Gonzalez gave up two earned runs in seven innings against Milwaukee in his last start before tonight’s in Miami, both of them in the first, on a home run and swinging strike three/wild pitch with a runner on third. He held the Brewers scoreless over his next six innings on the mound, however, in what ended up an 8-5 win for Washington.
“I think it was just sticking to the game plan we had with Matt [Wieters] and trusting your stuff,” Gonzalez told reporters after the win in D.C.
“[The Brewers] came out with a monster home run, but he kept the score right there,” Dusty Baker said. “Two runs usually isn’t going to beat this club. He did a heck of a job just to keep it at two runs.”
“That’s exactly what I was trying to do,” Gonzalez said, “was just try to keep us as close as possible.”
The Nationals blew that game open with a seven-run eighth, rallying from a 2-1 deficit and getting Gonzalez off the hook, to help him avoid a fifth loss in seven starts.
Gonzalez held the Marlins hitless through four tonight in Miami’s Marlins Park, working around two walks, and striking out two batters, with a seven-pitch, 1-2-3 fourth leaving him at just 54 pitches total, and he was up to 67 after he set the Fish down in order in the fifth, at which point he appeared to be on to something.
Two strikeouts in an eight-pitch 1-2-3 sixth left Gonzalez at 75 pitches total after six scoreless and hitless.
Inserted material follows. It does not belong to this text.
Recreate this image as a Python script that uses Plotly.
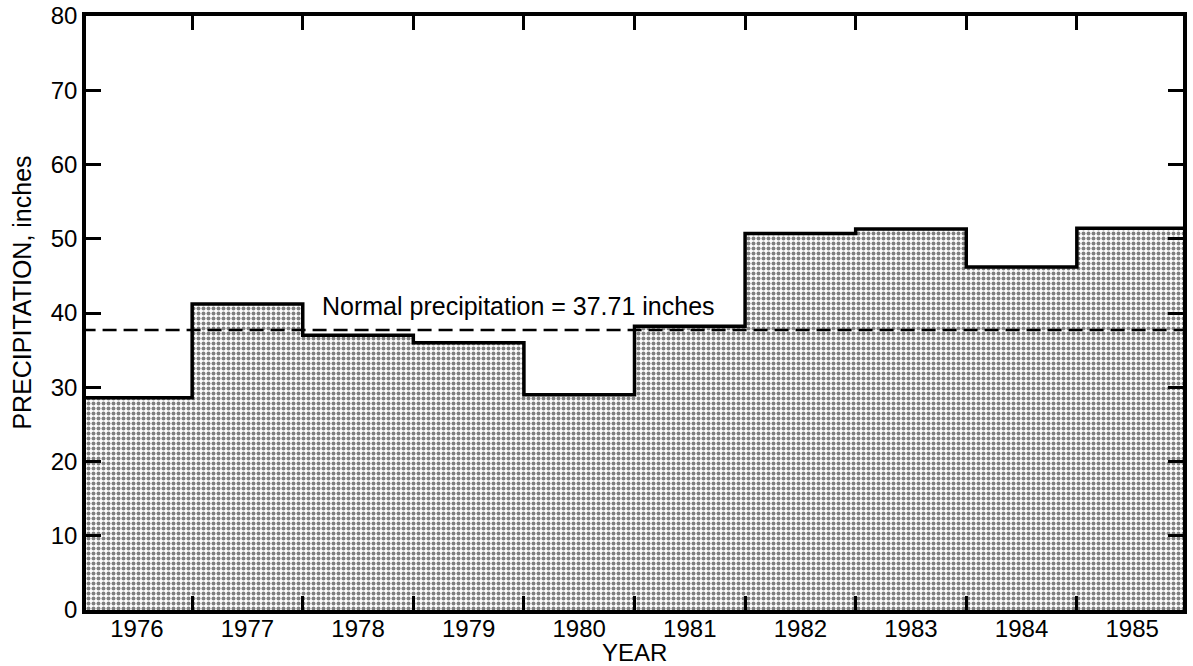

Gonzalez’s one-out walk to Christian Yelich in the bottom of the seventh snapped a streak of 14-straight Marlins set down going back to a two-out walk to Tyler Moore in the second, but he got a force at second base on a Marcell Ozuna grounder to the mound in the next at bat, and got a force at second on a J.T. Realmuto grounder to third to end his seventh scoreless and hitless frame.
A two-out HBP slowed Gonzalez’s roll in the eighth, but he got a fly to center field from Ichiro Suzuki to end a 16-pitch frame that left him at 103 pitches.
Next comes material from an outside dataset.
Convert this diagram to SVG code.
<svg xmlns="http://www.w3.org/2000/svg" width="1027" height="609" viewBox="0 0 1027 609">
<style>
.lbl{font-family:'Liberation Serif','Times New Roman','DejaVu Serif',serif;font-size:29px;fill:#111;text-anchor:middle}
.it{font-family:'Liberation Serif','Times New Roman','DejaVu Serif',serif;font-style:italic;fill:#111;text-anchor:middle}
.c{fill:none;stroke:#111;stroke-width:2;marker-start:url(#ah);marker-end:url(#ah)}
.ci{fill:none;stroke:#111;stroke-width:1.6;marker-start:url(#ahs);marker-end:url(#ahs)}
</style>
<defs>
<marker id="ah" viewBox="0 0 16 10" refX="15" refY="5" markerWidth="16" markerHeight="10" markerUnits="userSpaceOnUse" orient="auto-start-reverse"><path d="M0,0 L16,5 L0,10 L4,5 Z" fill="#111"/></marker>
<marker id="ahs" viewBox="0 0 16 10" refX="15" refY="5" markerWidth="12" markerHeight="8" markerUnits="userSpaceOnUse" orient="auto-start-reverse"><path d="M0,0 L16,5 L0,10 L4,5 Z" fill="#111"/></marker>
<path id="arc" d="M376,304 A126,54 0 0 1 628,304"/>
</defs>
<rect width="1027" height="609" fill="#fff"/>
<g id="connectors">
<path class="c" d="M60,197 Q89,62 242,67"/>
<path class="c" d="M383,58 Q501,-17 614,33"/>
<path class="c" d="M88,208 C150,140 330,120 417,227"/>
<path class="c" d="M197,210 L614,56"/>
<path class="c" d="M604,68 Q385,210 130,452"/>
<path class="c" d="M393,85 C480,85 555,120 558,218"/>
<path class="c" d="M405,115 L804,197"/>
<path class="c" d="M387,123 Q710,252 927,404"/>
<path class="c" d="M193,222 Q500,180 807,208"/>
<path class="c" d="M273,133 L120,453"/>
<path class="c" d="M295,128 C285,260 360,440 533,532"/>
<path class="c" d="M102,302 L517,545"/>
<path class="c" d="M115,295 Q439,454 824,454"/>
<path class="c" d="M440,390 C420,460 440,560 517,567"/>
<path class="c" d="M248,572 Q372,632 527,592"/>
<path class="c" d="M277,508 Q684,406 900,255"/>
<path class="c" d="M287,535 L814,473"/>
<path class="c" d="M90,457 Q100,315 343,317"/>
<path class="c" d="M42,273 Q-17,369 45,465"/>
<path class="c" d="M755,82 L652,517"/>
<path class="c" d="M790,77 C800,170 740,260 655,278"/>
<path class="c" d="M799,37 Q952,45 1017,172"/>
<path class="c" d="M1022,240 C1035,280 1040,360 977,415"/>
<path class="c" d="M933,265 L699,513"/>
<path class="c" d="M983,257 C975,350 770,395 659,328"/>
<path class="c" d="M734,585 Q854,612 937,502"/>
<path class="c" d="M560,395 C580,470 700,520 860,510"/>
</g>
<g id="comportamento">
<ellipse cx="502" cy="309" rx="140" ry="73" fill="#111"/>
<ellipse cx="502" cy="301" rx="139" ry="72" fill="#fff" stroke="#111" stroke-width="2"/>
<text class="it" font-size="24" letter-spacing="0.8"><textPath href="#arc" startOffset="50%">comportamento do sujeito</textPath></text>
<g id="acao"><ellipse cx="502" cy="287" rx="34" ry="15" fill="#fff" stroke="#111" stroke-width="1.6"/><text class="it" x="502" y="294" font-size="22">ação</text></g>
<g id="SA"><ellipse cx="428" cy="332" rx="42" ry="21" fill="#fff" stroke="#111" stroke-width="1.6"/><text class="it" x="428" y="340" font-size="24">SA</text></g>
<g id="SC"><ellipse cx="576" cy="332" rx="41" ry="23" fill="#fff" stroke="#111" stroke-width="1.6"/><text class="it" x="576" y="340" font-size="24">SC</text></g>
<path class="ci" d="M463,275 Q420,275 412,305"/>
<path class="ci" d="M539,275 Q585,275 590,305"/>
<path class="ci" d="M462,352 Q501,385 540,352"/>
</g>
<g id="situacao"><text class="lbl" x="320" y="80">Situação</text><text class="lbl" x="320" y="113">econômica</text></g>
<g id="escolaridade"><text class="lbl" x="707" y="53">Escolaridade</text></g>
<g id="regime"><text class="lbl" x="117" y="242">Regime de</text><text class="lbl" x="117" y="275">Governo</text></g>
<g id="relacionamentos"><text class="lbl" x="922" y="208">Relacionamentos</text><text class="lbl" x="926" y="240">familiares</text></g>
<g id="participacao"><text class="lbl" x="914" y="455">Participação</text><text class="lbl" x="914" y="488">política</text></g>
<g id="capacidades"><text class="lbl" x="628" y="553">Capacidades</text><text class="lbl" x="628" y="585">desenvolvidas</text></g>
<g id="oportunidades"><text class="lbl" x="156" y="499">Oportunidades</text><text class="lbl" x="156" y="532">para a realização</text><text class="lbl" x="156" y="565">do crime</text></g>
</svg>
Gonzalez came back out for the ninth, but gave up the first hit of the game on a 1-1 curve to Dee Gordon that the speedy Marlin lined to center for a single.
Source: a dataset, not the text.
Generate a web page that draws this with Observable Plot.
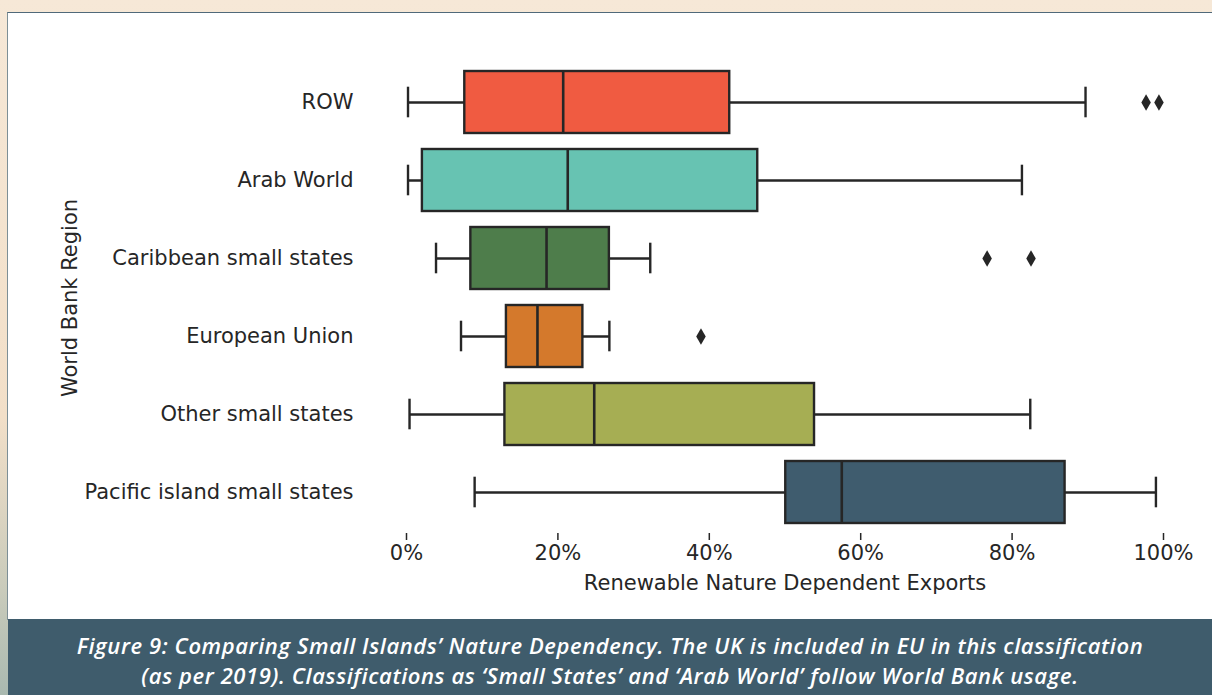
<!DOCTYPE html>
<html>
<head>
<meta charset="utf-8">
<script src="https://cdn.jsdelivr.net/npm/d3@7"></script>
<script src="https://cdn.jsdelivr.net/npm/@observablehq/plot@0.6"></script>
<style>
  html, body { margin: 0; padding: 0; }
  body {
    width: 1212px; height: 695px; overflow: hidden; position: relative;
    background: linear-gradient(180deg, #f6e8d7 0%, #f2dfc8 60%, #c9cbbb 85%, #a9b9b0 100%);
  }
  #frame {
    position: absolute; left: 7px; top: 12px; width: 1210px; height: 608px;
    border-top: 1px solid #50697a; border-left: 1px solid #7d8f96; box-sizing: border-box;
    background: #ffffff;
  }
  #chart { position: absolute; left: 8px; top: 13px; width: 1204px; height: 605px; }
  #caption {
    position: absolute; left: 8px; top: 619px; width: 1204px; height: 76px;
    background: #3f5c6c; color: #ffffff;
    font-family: "Open Sans", sans-serif; font-style: italic; font-weight: 600;
    font-size: 22px; letter-spacing: 0.6px; text-align: center;
    box-sizing: border-box; padding-top: 11px; white-space: nowrap;
  }
  #caption div { height: 30px; line-height: 30px; }
</style>
</head>
<body>
<div id="frame"></div>
<div id="chart"></div>
<div id="caption"><div>Figure 9: Comparing Small Islands’ Nature Dependency. The UK is included in EU in this classification</div><div>(as per 2019). Classifications as ‘Small States’ and ‘Arab World’ follow World Bank usage.</div></div>
<script>
const regions = ["ROW", "Arab World", "Caribbean small states", "European Union", "Other small states", "Pacific island small states"];
const whiskerLow  = [0.2, 0.2, 3.9, 7.2, 0.4, 9.0];
const q1          = [7.7, 2.1, 8.5, 13.2, 13.0, 50.1];
const median      = [20.7, 21.3, 18.5, 17.3, 24.8, 57.5];
const q3          = [42.7, 46.4, 26.8, 23.3, 53.9, 87.0];
const whiskerHigh = [89.7, 81.3, 32.2, 26.8, 82.4, 99.0];
const outlierRegion = ["ROW", "ROW", "Caribbean small states", "Caribbean small states", "European Union"];
const outlierValue  = [97.7, 99.4, 76.7, 82.5, 38.9];
const boxColors = ["#f05b41", "#67c3b2", "#4e7d4b", "#d4792c", "#a6ae53", "#3f5c6e"];
const xTicks = [0, 20, 40, 60, 80, 100];
const xLabel = "Renewable Nature Dependent Exports";
const yLabel = "World Bank Region";

const boxes = regions.map((r, i) => ({
  region: r, lo: whiskerLow[i], q1: q1[i], med: median[i], q3: q3[i], hi: whiskerHigh[i], color: boxColors[i]
}));
const outliers = outlierRegion.map((r, i) => ({region: r, value: outlierValue[i]}));

const ink = "#262626";
const capInset = 15.7;

const chart = Plot.plot({
  width: 1204,
  height: 605,
  marginLeft: 398,
  marginRight: 49,
  marginTop: 49,
  marginBottom: 85,
  style: {fontFamily: "DejaVu Sans", fontSize: "21px", color: ink, background: "white"},
  x: {domain: [0, 100]},
  y: {domain: regions, paddingInner: 0.2, paddingOuter: 0.1},
  marks: [
    Plot.axisX({ticks: xTicks, tickFormat: d => d + "%", tickSize: 7, tickPadding: 5, line: true, label: null, strokeWidth: 1.5, stroke: ink}),
    Plot.axisY({tickSize: 0, tickPadding: 53, label: null}),
    Plot.ruleY(boxes, {y: "region", x1: "lo", x2: "hi", stroke: ink, strokeWidth: 2.4}),
    Plot.tickX(boxes, {x: "lo", y: "region", stroke: ink, strokeWidth: 2.4, insetTop: capInset, insetBottom: capInset}),
    Plot.tickX(boxes, {x: "hi", y: "region", stroke: ink, strokeWidth: 2.4, insetTop: capInset, insetBottom: capInset}),
    Plot.barX(boxes, {y: "region", x1: "q1", x2: "q3", fill: "color", stroke: ink, strokeWidth: 2.4}),
    Plot.tickX(boxes, {x: "med", y: "region", stroke: ink, strokeWidth: 2.6}),
    Plot.dot(outliers, {x: "value", y: "region", symbol: "diamond", r: 5, fill: ink, stroke: "none"}),
    Plot.text([xLabel], {frameAnchor: "bottom", dy: 50, text: d => d, lineAnchor: "middle", fill: ink}),
    Plot.text([yLabel], {frameAnchor: "left", dx: -336, rotate: -90, text: d => d, textAnchor: "middle", lineAnchor: "middle", fill: ink})
  ]
});
document.getElementById("chart").appendChild(chart);
</script>
</body>
</html>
That was it for Gonzalez, and the Hialeah, FL-born lefty received a standing ovation from the crowd in Miami as he left the mound.
Sean Doolittle came on to complete the 1-0 shutout win over the Fish.
Gio Gonzalez’s Line: 8.0 IP, 1 H, 0 R, 0 ER, 3 BB, 5 Ks, 1 HBP, 106 P, 67 S, 7/4 GO/FO.
Gonzalez threw 63% of his 106 pitches for strikes on the night, generated 17 swings and six swinging strikes with his curve, and held the Marlins in check until Gordon’s single ended his outing.
“He was really focused and very calm and the best I’ve seen him,” Baker said after the 1-0 win, “and the longest I’ve seen him. We were all hoping for it, nobody was saying anything. He knew it, the fans knew it, everybody knew it, and he gave us all he had.”
“He threw a heck of a ballgame,” Baker continued
“He had a great curveball, outstanding fastball, and boy, that one run usually doesn’t stand up against these guys, cause they can hit, and so that was a very special night.”
In most no-hitters, there are pivotal plays, and there were a few tonight, even though Gonzalez dominated for most of his outing. One particularly close play came on a line drive to right that Bryce Harper caught falling back as he appeared to lose sight of the ball.
“There was one [Wilmer] Difo made an outstanding play,” Baker said. “You could tell that Bryce lost that ball in the lights. You certainly wouldn’t have wanted it to end that way, but that was a great night for him and a good night for us.”
“I have to compliment [Matt] Wieters,” Gonzalez told MASN’s Dan Kolko after the game.
“He [did] a great job back there, he was calling great pitches, framing up great balls. And then you had the defense was spectacular, [Brian Goodwin] made a hell of a play, Difo line drive play, Bryce had one in the lights, everyone — even Daniel [Murphy] was back there straight working, so it was definitely a lot of work as far as that, but it was a special night.”
It was special, Gonzalez said, because it was all happening on what would have been his friend Jose Fernandez’s 25th birthday.
Gonzalez met with the late Marlins’ starter’s family before the game, and struggled to talk about what it meant to him after the game, getting choked up when Kolko talked about the emotions the lefty was dealing with on the mound.
“I didn’t know that one,” Baker said when informed it would have been Fernandez’s 25th birthday. “Boy, that’s tough there, cause I was just thinking about how much different of a club they would be if Jose were here. So, yeah, boy, oh what a night.”